HC Deb 04 March 1996 vol 273 cc6-7
5. Mr. Win Griffiths

To ask the Secretary of State for National Heritage if she will list the projects in Wales which will be considered by the Millennium Commission before the end of March. [16355]

Mrs. Virginia Bottomley

The Millennium Commission has considered applications for funding for the Welsh national stadium in Cardiff and the Middleton botanic garden. The Millennium Commission awarded grants of £46 million and £43 million respectively to those projects. The commission does not expect to consider any further applications until April.

Mr. Griffiths

Is it not true that, after the Cardiff opera house fiasco, the Millennium Commission never had any other intention but to award the national stadium to Cardiff? Consequently, the Bridgend proposal was strung along to the extent that, on the day that the announcement was made, Jennifer Page, the chief executive of the Millennium Commission, wrote to the Bridgend consortium saying that its proposal was insufficiently developed and, without the backing of the Welsh Rugby Union, would not succeed, while a Millennium Commission projects officer wrote on the same day to say that Bridgend's project was under initial consideration and that all projects would be reviewed by the end of April.

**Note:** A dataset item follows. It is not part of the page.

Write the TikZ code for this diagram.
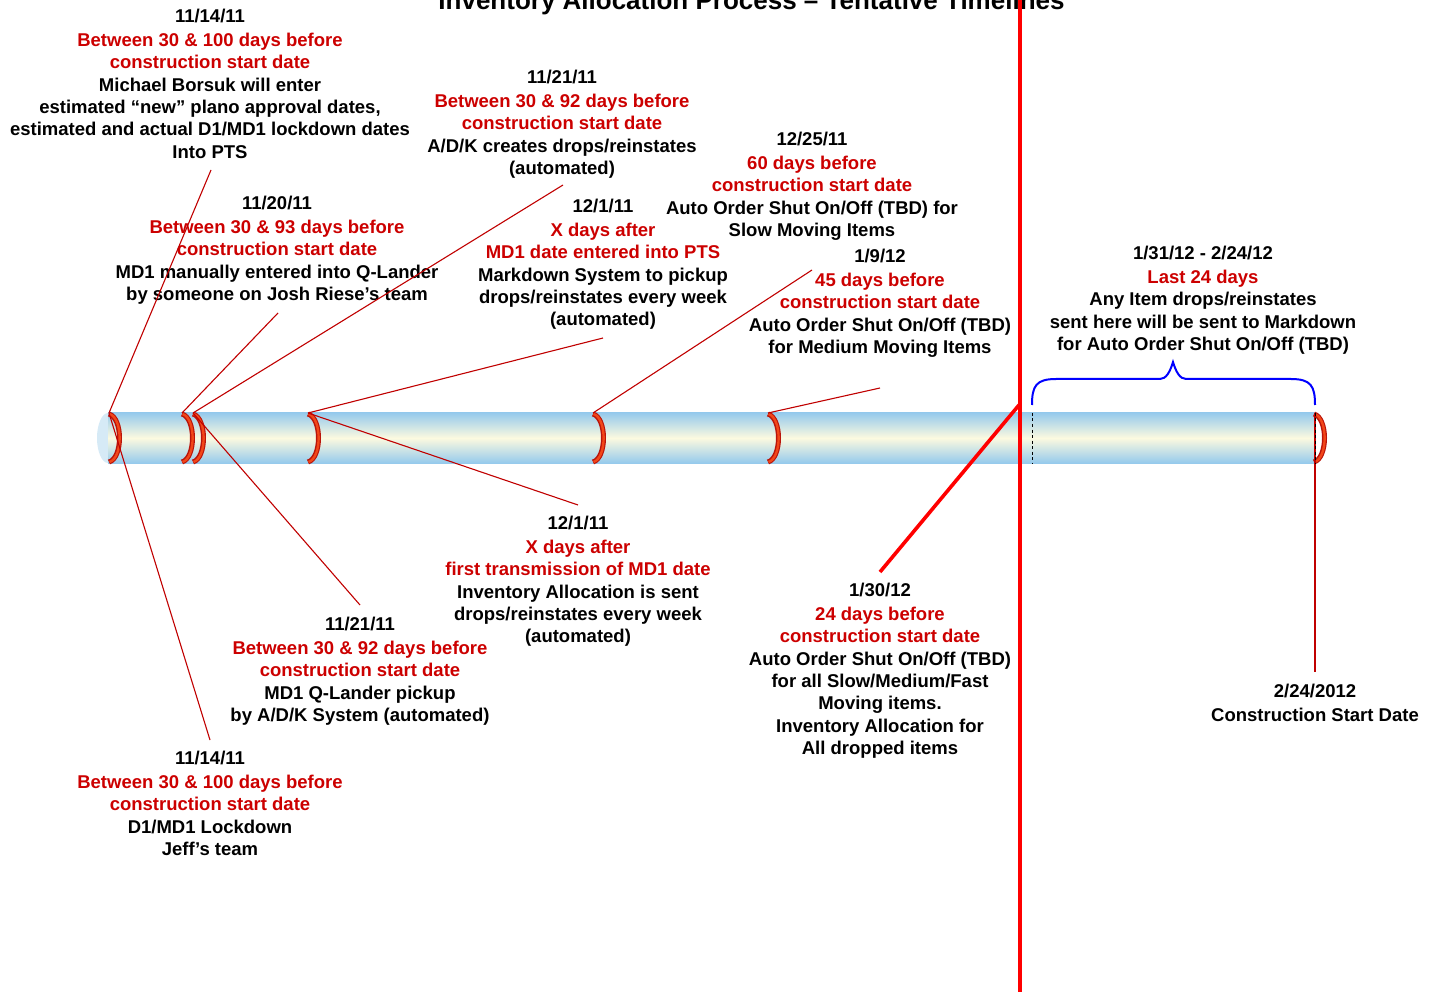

Will the Secretary of State commission an inquiry into why Bridgend was deliberately misled by the Millennium Commission? Will she release a copy of the report given to the Millennium Commission and a transcript of the proceedings, which I believe were fixed? The Bridgend proposal was never going to be considered by the commission.

Mrs. Bottomley

If the hon. Gentleman had had his way, there would not have been a lottery in the first place. Along with 41 Opposition Members, he voted against the national lottery. If he had had his way, there would be no national stadium in Cardiff and no botanic gardens. Some 23 per cent. of the Millennium Commission's money has gone to Wales, but not a penny of it would have gone to Wales if Opposition Members had had their way. The Millennium Commission looks carefully at each application. The decisions are never easy; I can say only that the commission takes great care and great trouble. I believe that the stadium in Cardiff will be a magnificent place to accommodate the 1999 Rugby world cup.

Mr. John Marshall

Will my right hon. Friend suggest to the Millennium Commission that, when it considers projects in Wales, it should consider that some in Wales want not to celebrate, but to destroy our national heritage by making Britain a republic?

Mrs. Bottomley

I entirely agree. As Secretary of State for National Heritage, I believe strongly in protecting the institutions of this country. Those who flirt with republicanism are likely to get the result achieved by the Labour party in Australia.

Mr. Fisher

What is the Secretary of State's policy towards millennium fund projects in Wales and elsewhere whose grants lead directly to an increase in the profits and capital assets of the private sector companies that happen to own the sites in question? How will she ensure that the public benefit from, and share, the huge profits and increase in land values that British Gas is likely to gain if the millennium exhibition goes to its site in Greenwich? What lessons are there more generally—

Madam Speaker

Order. The question relates entirely to Wales. If the hon. Gentleman relates his supplementary question to Wales, it is acceptable; otherwise it is not. The question is specifically about one area of the country.

Mr. Fisher

I was asking what lessons there were for millennium projects in Wales from the actions that the Secretary of State intends to take in Greenwich.

Mrs. Bottomley

I appreciate the hon. Gentleman's question; it is an important matter which needs clarification. On all occasions, the Millennium Commission seeks to get value for grants. If the Millennium Commission had such a project in Wales, it would ask somebody of the calibre and ability of Sir Peter Levene to ensure that any grant that it invested in a project delivered the best possible return for the people.